In 2007 the Lisbon Treaty, which came into force in 2009, saw the recognition of animal sentience upgraded to a Treaty Article and member states were required to pay full regard to animal welfare when formulating and implementing EU policy. After Brexit the reference to animal sentience was due to disappear from law, however the new Animal Welfare (Sentience) Bill for the UK now recognises that animals are capable of feeling pain and need protections in law, and assigns a new Animal Sentience Committee to hold government to account on policy that impacts animal welfare. While initially only designed to cover invertebrates, it was amended in November to include decapod crustaceans and cephalopods molluscs after Crustacean Compassion highlighted the wide ranging support for including these invertebrates.
The Animal Welfare (Sentience) Bill finally made its way through the House of Lords in April and will become law when the bill is granted Royal Assent, formally recognises animals as sentient beings and will now put animal sentience, and therefore welfare, at the heart of government policy. These measures encompass protections for wild animals, pets, and farmed animals, with special focus on “improving animal welfare at slaughter”, and “incentivising farmers to improve animal health and welfare through future farming policy.
This momentum in humane slaughter legislation has been gathering over the pond as well. The National Farm Animal Care Council (NFACC) developed Canada’s first ever Code of Practice for Farmed Salmonids (salmon is the most farmed species in Canada) where electric stunning achieves the only “acceptable” criteria across all weight classes, alongside anaesthetic. Indeed, we now see a unified stance across the certification bodies on the importance of humane slaughter, across such standards as ASC, BAP, RSPCA salmon standards and others.
These step changes in Europe, the UK and in the Americas, show that the humane slaughter of animals is increasingly of concern not just to consumers but to the aquaculture companies looking to implement the best slaughter techniques. It is critical, not just to reduce suffering but because stress at harvest goes on to impact the quality and price commanded for their product.

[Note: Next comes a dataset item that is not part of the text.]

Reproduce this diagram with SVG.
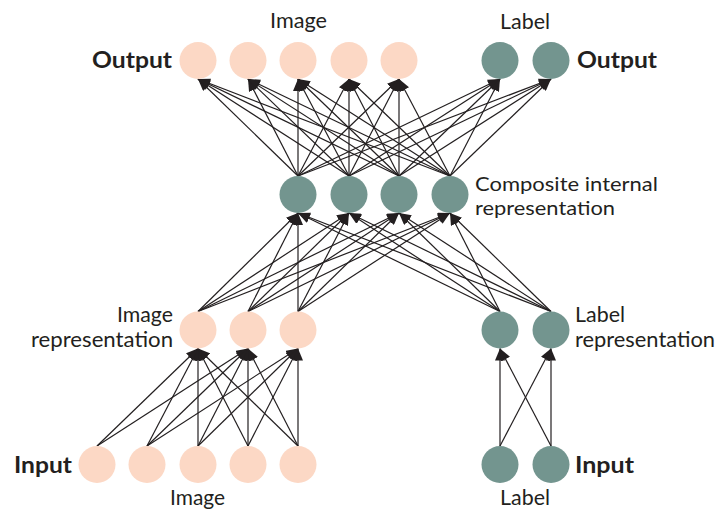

We’re excited to be continuing our work with scientists at Stirling University, IRTA and Bristol University on a £1m Humane Slaughter Association grant to provide EEG validation for humane slaughter being achieved across a range of commercially grown species using our in water electric stunner. This ground-breaking work aims to provide not just the justification for claims around in water stunning being the most humane, consistent, and therefore ethical of the slaughter methods, but that the introduction of such measures can hugely increase the economics of the farm, by increasing quality, and throughput speeds, and also reducing damage, stress to staff and stress during slaughter.
We’re very proud to have supplied our systems now in twelve different species over the years, and we look forward to growing this as the impact of regulatory change brings in a keener awareness of the importance of humane methods of slaughter on fish farms, and hopefully into the wider wild fish sector as well.